Omit all pictures. Copy the rest of the material exactly.

**Data block**:

※

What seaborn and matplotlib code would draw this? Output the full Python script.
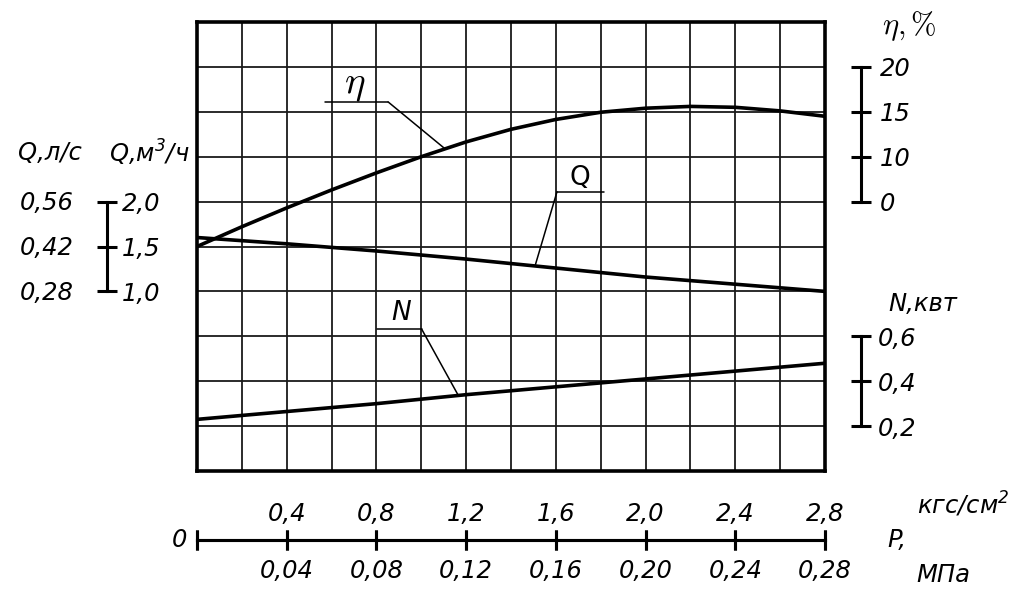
import numpy as np
import matplotlib
matplotlib.use("Agg")
import matplotlib.pyplot as plt
import seaborn as sns

# pressure, kgf/cm2
p_eta = [0.0, 0.2, 0.4, 0.6, 0.8, 1.0, 1.2, 1.4, 1.6, 1.8, 2.0, 2.2, 2.4, 2.6, 2.8]
eta = [0.0, 2.2, 4.3, 6.3, 8.2, 10.0, 11.65, 13.05, 14.15, 14.95, 15.4, 15.6, 15.5, 15.1, 14.5]

p_qn = [0.0, 0.4, 0.8, 1.2, 1.6, 2.0, 2.4, 2.8]
q_m3h = [1.60, 1.53, 1.45, 1.36, 1.26, 1.16, 1.08, 1.00]
n_kw = [0.23, 0.265, 0.30, 0.34, 0.375, 0.41, 0.445, 0.48]

# axis scales (ticks and labels as printed on the drawing)
p_ticks = [0.0, 0.4, 0.8, 1.2, 1.6, 2.0, 2.4, 2.8]
p_kgf_labels = ["", "0,4", "0,8", "1,2", "1,6", "2,0", "2,4", "2,8"]
p_mpa_labels = ["", "0,04", "0,08", "0,12", "0,16", "0,20", "0,24", "0,28"]

eta_lim = (-25, 25)
eta_ticks = [5, 10, 15, 20]
eta_labels = ["0", "10", "15", "20"]

q_lim = (-1.0, 4.0)
q_ticks = [1.0, 1.5, 2.0]
q_labels = ["1,0", "1,5", "2,0"]
q_ls_ticks = [0.28, 0.42, 0.56]
q_ls_labels = ["0,28", "0,42", "0,56"]

n_lim = (0.0, 2.0)
n_ticks = [0.2, 0.4, 0.6]
n_labels = ["0,2", "0,4", "0,6"]

sns.set_style("white")
plt.rcParams.update({
    "font.family": ["DejaVu Sans"],
    "font.style": "oblique",
    "text.color": "k",
    "xtick.color": "k",
    "ytick.color": "k",
    "axes.edgecolor": "k",
    "axes.labelcolor": "k",
})
FS = 17.5
LW = 2.2

fig = plt.figure(figsize=(10.24, 6.01), dpi=100)
ax = fig.add_axes([0.1924, 0.2163, 0.6133, 0.7471])
ax.set_xlim(0, 2.8)
ax.set_ylim(0, 10)
ax.set_xticks(np.linspace(0, 2.8, 15))
ax.set_yticks(range(11))
ax.grid(True, color="#1a1a1a", lw=1.3)
for s in ax.spines.values():
    s.set_linewidth(2.6)
    s.set_color("k")


def y_scale(side, pos, lim, ticks, labels, pad, show_spine=True):
    a = ax.twinx()
    a.set_ylim(*lim)
    for s in a.spines.values():
        s.set_visible(False)
    if side == "left":
        a.yaxis.tick_left()
    else:
        a.yaxis.tick_right()
    sp = a.spines[side]
    sp.set_position(("axes", pos))
    sp.set_visible(show_spine)
    sp.set_linewidth(LW)
    sp.set_bounds(ticks[0], ticks[-1])
    a.set_yticks(ticks, labels)
    a.tick_params(axis="y", direction="inout", length=14 if show_spine else 0,
                  width=LW, pad=pad, labelsize=FS)
    return a


def x_scale(side, labels, pad):
    a = ax.twiny()
    a.set_xlim(0, 2.8)
    for s in a.spines.values():
        s.set_visible(False)
    if side == "top":
        a.xaxis.tick_top()
    else:
        a.xaxis.tick_bottom()
    sp = a.spines[side]
    sp.set_visible(True)
    sp.set_position(("axes", -0.1537))
    sp.set_linewidth(LW)
    sp.set_bounds(0, 2.8)
    a.set_xticks(p_ticks, labels)
    a.tick_params(axis="x", direction="inout", length=14, width=LW, pad=pad, labelsize=FS)
    return a


ax_eta = y_scale("right", 1.057, eta_lim, eta_ticks, eta_labels, pad=7)
ax_n = y_scale("right", 1.057, n_lim, n_ticks, n_labels, pad=5)
ax_q = y_scale("right", -0.1433, q_lim, q_ticks, q_labels, pad=4)
ax_ql = y_scale("left", -0.1433, (q_lim[0] / 3.6, q_lim[1] / 3.6),
                q_ls_ticks, q_ls_labels, pad=24, show_spine=False)
ax_kgf = x_scale("top", p_kgf_labels, pad=3)
ax_mpa = x_scale("bottom", p_mpa_labels, pad=7)

ax.tick_params(length=0, labelbottom=False, labelleft=False,
               labeltop=False, labelright=False)

sns.lineplot(x=p_eta, y=eta, ax=ax_eta, color="k", lw=2.6)
sns.lineplot(x=p_qn, y=q_m3h, ax=ax_q, color="k", lw=2.6)
sns.lineplot(x=p_qn, y=n_kw, ax=ax_n, color="k", lw=2.6)
for a in (ax_eta, ax_q, ax_n):
    a.set_xlabel("")
    a.set_ylabel("")


def leader(series_ax, p_tip, v_tip, x0, x1, row, from_right=True):
    ax.plot([x0, x1], [row, row], color="k", lw=1.1)
    start = x1 if from_right else x0
    ax.annotate("", xy=(p_tip, v_tip), xycoords=series_ax.transData,
                xytext=(start, row), textcoords="data",
                arrowprops=dict(arrowstyle="-", lw=1.1, color="k",
                                shrinkA=0, shrinkB=0))


leader(ax_eta, 1.106, np.interp(1.106, p_eta, eta), 0.571, 0.852, 8.22)
leader(ax_q, 1.507, np.interp(1.507, p_qn, q_m3h), 1.605, 1.813, 6.22, from_right=False)
leader(ax_n, 1.165, np.interp(1.165, p_qn, n_kw), 0.801, 1.002, 3.156)

ax.text(0.705, 8.62, r"$\eta$", math_fontfamily="cm", fontsize=28,
        ha="center", va="center")
ax.text(1.708, 6.53, "Q", fontstyle="normal", fontsize=19, ha="center", va="center")
ax.text(0.91, 3.52, "N", fontsize=19, ha="center", va="center")

tr = ax.transAxes
ax.text(1.135, 0.99, r"$\eta,\%$", math_fontfamily="cm", fontsize=22,
        ha="center", va="center", transform=tr)
ax.text(1.156, 0.372, "N,квт", fontsize=FS, ha="center", va="center", transform=tr)
ax.text(-0.234, 0.708, "Q,л/с", fontsize=FS, ha="center", va="center", transform=tr)
ax.text(-0.0764, 0.708, r"Q,м$^\mathit{3}$/ч", fontsize=FS, ha="center", va="center",
        transform=tr)
ax.text(-0.016, -0.1537, "0", fontsize=FS, ha="right", va="center", transform=tr)
ax.text(1.100, -0.1537, "P,", fontsize=FS, ha="left", va="center", transform=tr)
ax.text(1.146, -0.0757, r"кгс/см$^\mathit{2}$", fontsize=FS, ha="left", va="center",
        transform=tr)
ax.text(1.146, -0.2316, "МПа", fontsize=FS, ha="left", va="center", transform=tr)

fig.savefig("out.png", dpi=100)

※

**Correct output**:
What seaborn and matplotlib code would draw this? Output the full Python script.
import numpy as np
import matplotlib
matplotlib.use("Agg")
import matplotlib.pyplot as plt
import seaborn as sns

# pressure, kgf/cm2
p_eta = [0.0, 0.2, 0.4, 0.6, 0.8, 1.0, 1.2, 1.4, 1.6, 1.8, 2.0, 2.2, 2.4, 2.6, 2.8]
eta = [0.0, 2.2, 4.3, 6.3, 8.2, 10.0, 11.65, 13.05, 14.15, 14.95, 15.4, 15.6, 15.5, 15.1, 14.5]

p_qn = [0.0, 0.4, 0.8, 1.2, 1.6, 2.0, 2.4, 2.8]
q_m3h = [1.60, 1.53, 1.45, 1.36, 1.26, 1.16, 1.08, 1.00]
n_kw = [0.23, 0.265, 0.30, 0.34, 0.375, 0.41, 0.445, 0.48]

# axis scales (ticks and labels as printed on the drawing)
p_ticks = [0.0, 0.4, 0.8, 1.2, 1.6, 2.0, 2.4, 2.8]
p_kgf_labels = ["", "0,4", "0,8", "1,2", "1,6", "2,0", "2,4", "2,8"]
p_mpa_labels = ["", "0,04", "0,08", "0,12", "0,16", "0,20", "0,24", "0,28"]

eta_lim = (-25, 25)
eta_ticks = [5, 10, 15, 20]
eta_labels = ["0", "10", "15", "20"]

q_lim = (-1.0, 4.0)
q_ticks = [1.0, 1.5, 2.0]
q_labels = ["1,0", "1,5", "2,0"]
q_ls_ticks = [0.28, 0.42, 0.56]
q_ls_labels = ["0,28", "0,42", "0,56"]

n_lim = (0.0, 2.0)
n_ticks = [0.2, 0.4, 0.6]
n_labels = ["0,2", "0,4", "0,6"]

sns.set_style("white")
plt.rcParams.update({
    "font.family": ["DejaVu Sans"],
    "font.style": "oblique",
    "text.color": "k",
    "xtick.color": "k",
    "ytick.color": "k",
    "axes.edgecolor": "k",
    "axes.labelcolor": "k",
})
FS = 17.5
LW = 2.2

fig = plt.figure(figsize=(10.24, 6.01), dpi=100)
ax = fig.add_axes([0.1924, 0.2163, 0.6133, 0.7471])
ax.set_xlim(0, 2.8)
ax.set_ylim(0, 10)
ax.set_xticks(np.linspace(0, 2.8, 15))
ax.set_yticks(range(11))
ax.grid(True, color="#1a1a1a", lw=1.3)
for s in ax.spines.values():
    s.set_linewidth(2.6)
    s.set_color("k")


def y_scale(side, pos, lim, ticks, labels, pad, show_spine=True):
    a = ax.twinx()
    a.set_ylim(*lim)
    for s in a.spines.values():
        s.set_visible(False)
    if side == "left":
        a.yaxis.tick_left()
    else:
        a.yaxis.tick_right()
    sp = a.spines[side]
    sp.set_position(("axes", pos))
    sp.set_visible(show_spine)
    sp.set_linewidth(LW)
    sp.set_bounds(ticks[0], ticks[-1])
    a.set_yticks(ticks, labels)
    a.tick_params(axis="y", direction="inout", length=14 if show_spine else 0,
                  width=LW, pad=pad, labelsize=FS)
    return a


def x_scale(side, labels, pad):
    a = ax.twiny()
    a.set_xlim(0, 2.8)
    for s in a.spines.values():
        s.set_visible(False)
    if side == "top":
        a.xaxis.tick_top()
    else:
        a.xaxis.tick_bottom()
    sp = a.spines[side]
    sp.set_visible(True)
    sp.set_position(("axes", -0.1537))
    sp.set_linewidth(LW)
    sp.set_bounds(0, 2.8)
    a.set_xticks(p_ticks, labels)
    a.tick_params(axis="x", direction="inout", length=14, width=LW, pad=pad, labelsize=FS)
    return a


ax_eta = y_scale("right", 1.057, eta_lim, eta_ticks, eta_labels, pad=7)
ax_n = y_scale("right", 1.057, n_lim, n_ticks, n_labels, pad=5)
ax_q = y_scale("right", -0.1433, q_lim, q_ticks, q_labels, pad=4)
ax_ql = y_scale("left", -0.1433, (q_lim[0] / 3.6, q_lim[1] / 3.6),
                q_ls_ticks, q_ls_labels, pad=24, show_spine=False)
ax_kgf = x_scale("top", p_kgf_labels, pad=3)
ax_mpa = x_scale("bottom", p_mpa_labels, pad=7)

ax.tick_params(length=0, labelbottom=False, labelleft=False,
               labeltop=False, labelright=False)

sns.lineplot(x=p_eta, y=eta, ax=ax_eta, color="k", lw=2.6)
sns.lineplot(x=p_qn, y=q_m3h, ax=ax_q, color="k", lw=2.6)
sns.lineplot(x=p_qn, y=n_kw, ax=ax_n, color="k", lw=2.6)
for a in (ax_eta, ax_q, ax_n):
    a.set_xlabel("")
    a.set_ylabel("")


def leader(series_ax, p_tip, v_tip, x0, x1, row, from_right=True):
    ax.plot([x0, x1], [row, row], color="k", lw=1.1)
    start = x1 if from_right else x0
    ax.annotate("", xy=(p_tip, v_tip), xycoords=series_ax.transData,
                xytext=(start, row), textcoords="data",
                arrowprops=dict(arrowstyle="-", lw=1.1, color="k",
                                shrinkA=0, shrinkB=0))


leader(ax_eta, 1.106, np.interp(1.106, p_eta, eta), 0.571, 0.852, 8.22)
leader(ax_q, 1.507, np.interp(1.507, p_qn, q_m3h), 1.605, 1.813, 6.22, from_right=False)
leader(ax_n, 1.165, np.interp(1.165, p_qn, n_kw), 0.801, 1.002, 3.156)

ax.text(0.705, 8.62, r"$\eta$", math_fontfamily="cm", fontsize=28,
        ha="center", va="center")
ax.text(1.708, 6.53, "Q", fontstyle="normal", fontsize=19, ha="center", va="center")
ax.text(0.91, 3.52, "N", fontsize=19, ha="center", va="center")

tr = ax.transAxes
ax.text(1.135, 0.99, r"$\eta,\%$", math_fontfamily="cm", fontsize=22,
        ha="center", va="center", transform=tr)
ax.text(1.156, 0.372, "N,квт", fontsize=FS, ha="center", va="center", transform=tr)
ax.text(-0.234, 0.708, "Q,л/с", fontsize=FS, ha="center", va="center", transform=tr)
ax.text(-0.0764, 0.708, r"Q,м$^\mathit{3}$/ч", fontsize=FS, ha="center", va="center",
        transform=tr)
ax.text(-0.016, -0.1537, "0", fontsize=FS, ha="right", va="center", transform=tr)
ax.text(1.100, -0.1537, "P,", fontsize=FS, ha="left", va="center", transform=tr)
ax.text(1.146, -0.0757, r"кгс/см$^\mathit{2}$", fontsize=FS, ha="left", va="center",
        transform=tr)
ax.text(1.146, -0.2316, "МПа", fontsize=FS, ha="left", va="center", transform=tr)

fig.savefig("out.png", dpi=100)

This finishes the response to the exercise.